In a recession, when there will be an increased emphasis on cost cutting and efficiency, there should be an increased demand for prescriptive analytics. Optimization will be applied to everything from production to logistics to human resource management, and analytically mature organizations should see an increase in demand for data science services. The reality is that analytics groups in analytically mature organizations that have succeeded in creating production deployments for their algorithms are safer in a recession.
The organizational structure of the analytics group. How analytics are delivered and deployed may influence their perceived value to an organization.
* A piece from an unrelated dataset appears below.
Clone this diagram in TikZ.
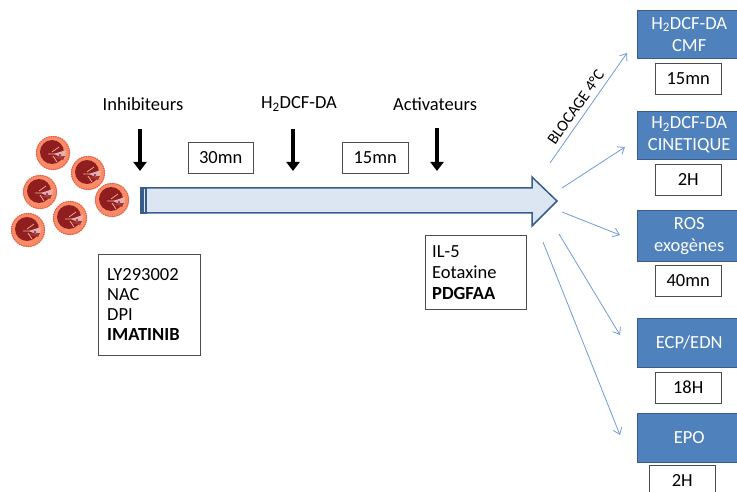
\documentclass[tikz,border=0pt]{standalone}
\usepackage{fontspec}
\setmainfont{Carlito}
\usetikzlibrary{arrows.meta}
\definecolor{boxblue}{RGB}{79,129,189}
\definecolor{boxedge}{RGB}{56,93,138}
\definecolor{shaftfill}{RGB}{220,230,242}
\definecolor{thinblue}{RGB}{110,155,210}
\definecolor{cellskin}{RGB}{248,140,105}
\definecolor{celldot}{RGB}{232,85,60}
\definecolor{nucleus}{RGB}{145,30,30}
\definecolor{nucleuslight}{RGB}{235,175,165}
\definecolor{granule}{RGB}{120,60,170}

\begin{document}
\begin{tikzpicture}[x=1pt, y=-1pt,
  bluebox/.style={draw=boxedge, fill=boxblue, text=white, align=center, minimum width=104pt,
    minimum height=48pt, inner sep=0pt, font=\fontsize{18.5}{22}\selectfont, anchor=north west},
  timebox/.style={draw=black!70, fill=white, minimum width=66pt, minimum height=31pt,
    inner sep=0pt, font=\fontsize{18.5}{22}\selectfont, anchor=north west},
  listbox/.style={draw=black!70, align=left, anchor=north west, inner ysep=0pt},
  steplabel/.style={font=\fontsize{18.5}{22}\selectfont},
  addarrow/.style={line width=4pt, -{Triangle[width=13pt,length=9pt]}},
  fanarrow/.style={draw=thinblue, line width=0.8pt, -{Straight Barb[length=6pt,width=9pt]}}]
\useasboundingbox (0,0) rectangle (737,492);

%cells
  \foreach \cx/\cy in {53/153, 88/173, 40/192, 112/200, 70/218, 28/230}{
    \begin{scope}[shift={(\cx,\cy)}]
      \fill[cellskin] (0,0) circle (17);
      \draw[celldot, line width=1.5pt, dash pattern=on 0.1pt off 2.2pt, line cap=round] (0,0) circle (16.5);
      \fill[nucleus] (-1,-1) circle (12);
      \fill[nucleuslight] (1,1) -- (13,-3) -- (12,6) -- cycle;
      \fill[nucleus!80!cellskin] (-2,4) -- (12,3) -- (10,7) -- cycle;
      \draw[nucleuslight, line width=0.7pt] (-5,1) -- (8,1) (-1,-1) -- (6,-6) (0,3) -- (4,9);
      \fill[granule] (7,2) circle (1.4);
    \end{scope}
  }

%main arrow
  \draw[boxedge, fill=shaftfill, line width=1.5pt, line join=miter]
    (146,188) -- (532,188) -- (532,177) -- (557,201) -- (532,226) -- (532,213) -- (146,213) -- cycle;
  \fill[boxedge] (140,187.25) rectangle (147,213.75);
  \draw[shaftfill, line width=1pt] (144,189) -- (144,212);

%steps
  \node[steplabel] (inhib) at (143,104) {Inhibiteurs};
  \node[steplabel] (probe) at (299,104) {H\textsubscript{2}DCF-DA};
  \node[steplabel] (activ) at (435,104) {Activateurs};

  \coordinate (inhibin) at (140,129);
  \coordinate (inhibout) at (140,171);
  \coordinate (probein) at (293,129);
  \coordinate (probeout) at (293,171);
  \coordinate (activin) at (437,128);
  \coordinate (activout) at (437,171);
  \draw[addarrow] (inhibin) -- (inhibout);
  \draw[addarrow] (probein) -- (probeout);
  \draw[addarrow] (activin) -- (activout);

  \node[timebox, minimum width=65pt] (waitA) at (188,142) {30mn};
  \node[timebox] (waitB) at (342,142) {15mn};

  \node[listbox, minimum width=102pt, minimum height=101pt, inner xsep=9pt, text width=84pt,
    font=\fontsize{18.5}{20}\selectfont] (inhiblist) at (98,254)
    {LY293002\\NAC\\DPI\\\textbf{IMATINIB}};
  \node[listbox, minimum width=101pt, minimum height=74pt, inner xsep=7pt, text width=87pt,
    font=\fontsize{18.5}{21}\selectfont] (activlist) at (425,235)
    {IL-5\\Eotaxine\\\textbf{PDGFAA}};

%readouts
  \node[bluebox] (cmf) at (637,10) {H\textsubscript{2}DCF-DA\\CMF};
  \node[bluebox] (kin) at (637,111) {H\textsubscript{2}DCF-DA\\CINETIQUE};
  \node[bluebox, minimum height=51pt] (ros) at (637,210) {ROS\\exogènes};
  \node[bluebox, minimum height=49pt] (ecp) at (637,318) {ECP/EDN};
  \node[bluebox, minimum height=49pt] (epo) at (637,413) {EPO};

  \node[timebox] (tcmf) at (655,63) {15mn};
  \node[timebox] (tkin) at (655,164) {2H};
  \node[timebox] (tros) at (655,265) {40mn};
  \node[timebox] (tecp) at (655,372) {18H};
  \node[timebox] (tepo) at (649,465) {2H};

%fan
  \coordinate (fanA) at (550,163);
  \coordinate (fanB) at (562,188);
  \coordinate (fanC) at (562,212);
  \coordinate (fanD) at (559,234);
  \coordinate (fanE) at (543,242);
  \coordinate (endA) at (627,53);
  \coordinate (endB) at (625,147);
  \coordinate (endC) at (620,235);
  \coordinate (endD) at (620,335);
  \coordinate (endE) at (620,435);
  \draw[fanarrow] (fanA) -- (endA) node[pos=0.45, sloped, above=5pt, text=black, inner sep=0pt,
    font=\fontsize{16}{18}\selectfont] (block) {BLOCAGE 4°C};
  \draw[fanarrow] (fanB) -- (endB);
  \draw[fanarrow] (fanC) -- (endC);
  \draw[fanarrow] (fanD) -- (endD);
  \draw[fanarrow] (fanE) -- (endE);
\end{tikzpicture}
\end{document}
A centralized structure, most common in larger organizations, consists of an internal consulting group or a center of excellence. An embedded structure allows individual functions to bring on their own analytical support. A hybrid structure has some members in a central group and others embedded in the business units.
A fully embedded group might be more susceptible to cutbacks if there are across-the-board cuts over all business units. Centralized structures could also be quite vulnerable, particularly in less analytically mature organizations and especially if the group has not proved its ROI. In an analytically mature organization, however, the opposite could be true: As GM’s Thomas observed, mature and centralized groups often have stronger leaders who are skilled at delivering and communicating value.
A centralized group with strong leadership, proven ROI, and C-level support could, in fact, experience an increase in demand. Jack Levis, who headed an analytics group at UPS for many years and over several recessions, pointed out that mature and well-connected centralized groups might be asked to employ analytics for targeted cost reductions. “During the  recession, everyone wanted to find cost-cutting measures,” he told us. “My team was buried with work. We were fortunate, as we already built many tools for network modeling and didn’t need to start from scratch. We were running alternatives day and night.”
The Most Likely Determinant of Demand
After discussing this topic with several senior leaders, we concluded that demonstrated ROI, or a lack thereof, is likely to be the biggest determining factor in whether organizations will strengthen or contract their data science and analytics efforts. For those data teams that have demonstrated strong, positive ROI, the demand for analytics might increase in a recession.
Based on data from Burning Glass Technologies’ Labor Insight tool on the three-week average for the period that ended April 18, 2020, growth in new U.S. job postings has slowed, with rates of decline varying across industries such as finance and insurance, non-store retail, passenger airlines, and air freight. However, although new job postings in data science and analytics have declined overall, they currently appear to be declining at a slower rate than that of most other occupations. And within the finance and insurance industry, new job postings in the analytics and data science space have actually increased.
We are on the leading edge of the decline and must be careful in interpreting this movement. We feel strongly that data science capabilities are critical to competitive success, so we hope that businesses don’t let those skills die out or let the best data scientists go to work for a few IT companies. Analytics and data science professionals have experienced extreme demand for their services over the past decade. Whether they continue to be sought by organizations will depend to a substantial degree on the factors we have discussed here.